The report was prepared in response to a bipartisan request from subcommittee Chairman Tim Murphy (R-PA) and Ranking Member Diana DeGette (D-CO). Subcommittee members heard testimony at a series of hearings exposing a systematic pattern of focusing federal dollars elsewhere than on those with the profound psychiatric diseases such as schizophrenia and severe bipolar disorder. This population, estimated at 10 million by the GAO to include individuals with severe depression, is at significantly greater risk for homelessness, arrest and incarceration, suicide, homicide and a number of other negative results when they do not receive treatment.

‘The Oversight subcommittee wanted to know whether the needs of society’s most vulnerable citizens were being addressed by the federal agencies charged with meeting those needs, especially SAMHSA,’ said Fuller. ‘The GAO found they are not.'”

Treatment Options

I’m a mental health activist because I think a lot of traditional treatment options fail the people they’re supposed to help.

The traditional drug rehab treatment center industry is not regulated. How can it help a person that keeps going into the same centers over and over and relapsing? There are only a few treatment centers using evidence-based practices. And too often traditional rehab centers fail individuals who have a co-occurring mental illness.

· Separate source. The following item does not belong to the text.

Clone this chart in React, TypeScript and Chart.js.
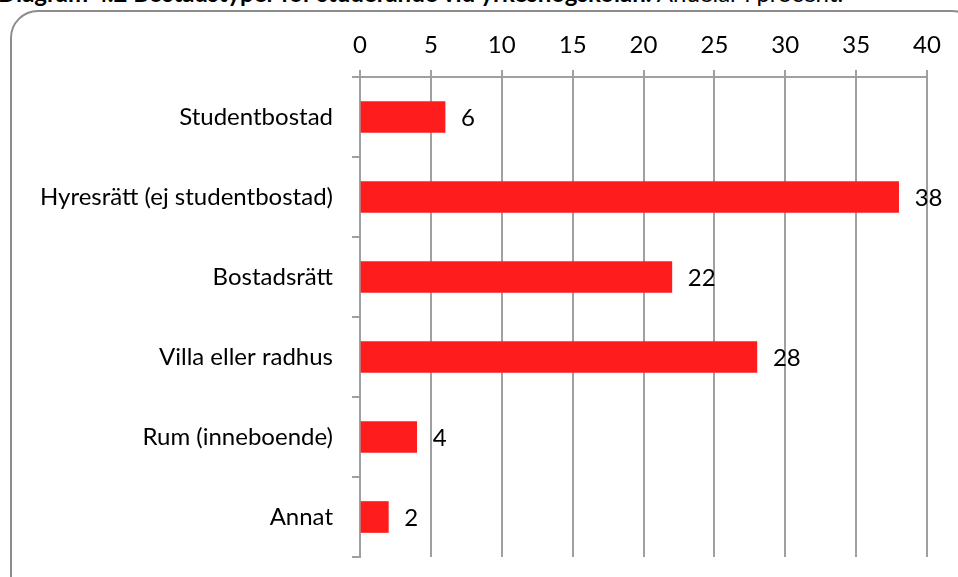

You can read about this in the book Clean by David Sheff that I reviewed at HealthCentral in September 2013.

Too often, traditional “day programs” fail young people with mental illnesses too. These programs are often little more than babysitting services. They fail young people who have the potential to do so much more after they’re newly diagnosed with schizophrenia or another mental illness.

Thus I don’t consider myself to be an “advocate” for traditional community mental health centers like the followers of the current “recovery movement” claim are the best options for treating people with mental illnesses.

I’m an activist who wants to see better options available for everyone who first experiences emotional or mental distress. I will continue to fight for the right of everyone to get the right treatment, right away when they have a break.

Doing nothing is not the solution. Turning people away from the hospital doors is not the answer. Using consumers as cut-rate labor is not the answer. Having anti-psychiatry consumers advise our loved ones not to take medication and to refuse the treatment that would help is not the solution either.

Social skills training and cognitive remediation are best-practices treatment that can help individuals with schizophrenia resume having a normal life.

Going off your medication and getting sick is not in my estimation the way to resume having a normal life. Denying you have an illness is the sure-fire way to become ill. Ironic, yet true.

Business-as-usual hasn’t worked for years. I’m an activist because I don’t “advocate” for the “right” to be psychotic. I don’t “advocate” for a person to accept having symptoms, when getting the right treatment quickly will enable them to live symptom-free or with minimal hardship from minor symptoms.

I had a doctor tell me that “total symptom relief” was the only acceptable outcome for my treatment. No kidding. He set the bar that high.

We need to set the bar higher for the kinds of outcomes we can expect for people newly diagnosed with schizophrenia and other mental illnesses.

We need to set the bar because no one should have to endure years and years if not decades of hell from ongoing symptoms, all because their treatment was delayed for too long.

The earlier a person gets the right treatment, the better the outcome is. That’s the bottom line.

I will continue to fight for everyone to have quick access to the right treatment for their needs. I will not join the chorus of haters bashing psychiatry and advancing their no-medication-no-treatment-at-any-time agenda.

Setting the bar higher is an idea whose time has come.